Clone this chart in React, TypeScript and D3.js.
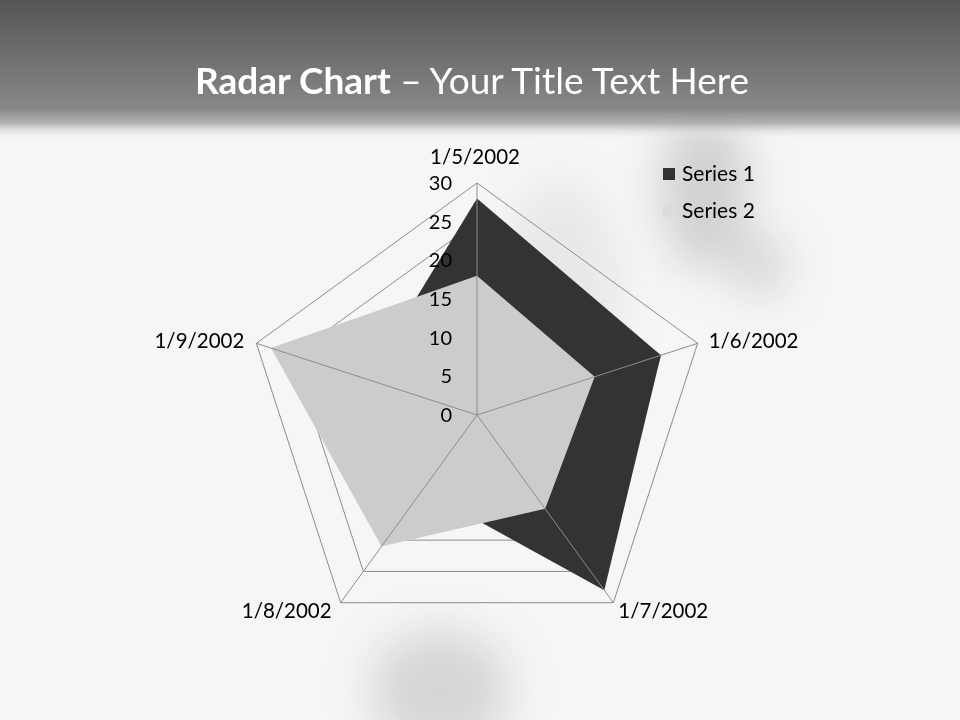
import { useEffect, useRef } from "react";
import * as d3 from "d3";

const CATEGORIES = ["1/5/2002", "1/6/2002", "1/7/2002", "1/8/2002", "1/9/2002"];
const SERIES_1 = [28, 25, 28, 12, 15];
const SERIES_2 = [18, 16, 15, 21, 28];
const TICKS = [0, 5, 10, 15, 20, 25, 30];
const SERIES_NAMES = ["Series 1", "Series 2"];
const SERIES_COLORS = ["#333333", "#cccccc"];

const W = 960;
const H = 720;
const FONT = "Lato, 'Open Sans', sans-serif";

export default function App() {
  const svgRef = useRef<SVGSVGElement>(null);

  useEffect(() => {
    if (!svgRef.current) return;
    const svg = d3.select(svgRef.current);
    svg.selectAll("*").remove();

    const defs = svg.append("defs");
    const hdr = defs.append("linearGradient").attr("id", "hdr").attr("x1", 0).attr("y1", 0).attr("x2", 0).attr("y2", 1);
    hdr.append("stop").attr("offset", "0%").attr("stop-color", "#555555");
    hdr.append("stop").attr("offset", "78%").attr("stop-color", "#888888");
    hdr.append("stop").attr("offset", "88%").attr("stop-color", "#aaaaaa").attr("stop-opacity", 0.9);
    hdr.append("stop").attr("offset", "100%").attr("stop-color", "#f6f6f6").attr("stop-opacity", 0);
    defs.append("filter").attr("id", "blur")
      .attr("filterUnits", "userSpaceOnUse")
      .attr("x", 0).attr("y", 0).attr("width", W).attr("height", H)
      .append("feGaussianBlur").attr("stdDeviation", 22);

    // slide background
    svg.append("rect").attr("width", W).attr("height", H).attr("fill", "#f6f6f6");
    const blobs = svg.append("g").attr("filter", "url(#blur)").attr("fill", "#9a9a9a");
    blobs.append("ellipse").attr("cx", 705).attr("cy", 190).attr("rx", 45).attr("ry", 80).attr("opacity", 0.4);
    blobs.append("ellipse").attr("cx", 760).attr("cy", 265).attr("rx", 25).attr("ry", 30).attr("opacity", 0.4);
    blobs.append("ellipse").attr("cx", 440).attr("cy", 690).attr("rx", 70).attr("ry", 60).attr("opacity", 0.35);
    blobs.append("ellipse").attr("cx", 560).attr("cy", 300).attr("rx", 60).attr("ry", 120).attr("opacity", 0.15);
    svg.append("rect").attr("width", W).attr("height", 140).attr("fill", "url(#hdr)");

    // title
    const title = svg.append("text")
      .attr("x", 472).attr("y", 94)
      .attr("text-anchor", "middle")
      .attr("fill", "#ffffff")
      .attr("font-family", FONT)
      .attr("font-size", 37);
    title.append("tspan").attr("font-weight", "bold").text("Radar Chart");
    title.append("tspan").text(" \u2013 Your Title Text Here");

    const cx = 477, cy = 415;
    const g = svg.append("g").attr("transform", `translate(${cx},${cy})`);

    const r = d3.scaleLinear().domain([0, 30]).range([0, 232]);
    const angle = d3.scaleLinear().domain([0, CATEGORIES.length]).range([0, 2 * Math.PI]);

    const radial = d3.lineRadial<number>()
      .angle((_, i) => angle(i))
      .radius((d) => r(d))
      .curve(d3.curveLinearClosed);

    // gridlines
    TICKS.filter((t) => t > 0).forEach((t) => {
      g.append("path")
        .attr("d", radial(CATEGORIES.map(() => t)))
        .attr("fill", "none")
        .attr("stroke", "#8c8c8c")
        .attr("stroke-width", 1);
    });

    // series areas
    [SERIES_1, SERIES_2].forEach((vals, si) => {
      g.append("path")
        .attr("d", radial(vals))
        .attr("fill", SERIES_COLORS[si])
        .attr("stroke", "none");
    });

    // spokes
    CATEGORIES.forEach((_, i) => {
      const a = angle(i);
      g.append("line")
        .attr("x1", 0).attr("y1", 0)
        .attr("x2", r(30) * Math.sin(a))
        .attr("y2", -r(30) * Math.cos(a))
        .attr("stroke", "#8c8c8c")
        .attr("stroke-width", 1);
    });

    // value ticks
    TICKS.forEach((t) => {
      g.append("text")
        .attr("x", -25)
        .attr("y", -r(t))
        .attr("dy", "0.35em")
        .attr("text-anchor", "end")
        .attr("font-family", FONT)
        .attr("font-size", 20)
        .attr("fill", "#000")
        .text(t);
    });

    // category labels
    CATEGORIES.forEach((c, i) => {
      const a = angle(i);
      const rr = r(30);
      const x = rr * Math.sin(a);
      const y = -rr * Math.cos(a);
      let anchor = "middle", dx = 0, dy = 0;
      if (i === 0) { dy = -26; dx = -2; }
      else if (i === 1) { anchor = "start"; dx = 11; dy = -2; }
      else if (i === 2) { anchor = "start"; dx = 5; dy = 8; }
      else if (i === 3) { anchor = "end"; dx = -9; dy = 8; }
      else { anchor = "end"; dx = -12; dy = -2; }
      g.append("text")
        .attr("x", x + dx)
        .attr("y", y + dy)
        .attr("dy", "0.35em")
        .attr("text-anchor", anchor)
        .attr("font-family", FONT)
        .attr("font-size", 20.5)
        .attr("fill", "#000")
        .text(c);
    });

    // legend
    SERIES_NAMES.forEach((name, i) => {
      const ly = 174 + i * 37;
      svg.append("rect")
        .attr("x", 663).attr("y", ly - 6)
        .attr("width", 12).attr("height", 12)
        .attr("fill", i === 0 ? SERIES_COLORS[0] : "#dcdcdc");
      svg.append("text")
        .attr("x", 682).attr("y", ly)
        .attr("dy", "0.35em")
        .attr("font-family", FONT)
        .attr("font-size", 21)
        .attr("fill", "#000")
        .text(name);
    });
  }, []);

  return (
    <svg
      ref={svgRef}
      width={W}
      height={H}
      style={{ position: "absolute", left: 0, top: 0, display: "block" }}
    />
  );
}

-- Aim of the task --
Exactly as written, please give again the lines from the beginning of the listing through the line containing "import * as", inclusive, without any pictures.

-- Answer to the exercise --
Clone this chart in React, TypeScript and D3.js.
import { useEffect, useRef } from "react";
import * as d3 from "d3";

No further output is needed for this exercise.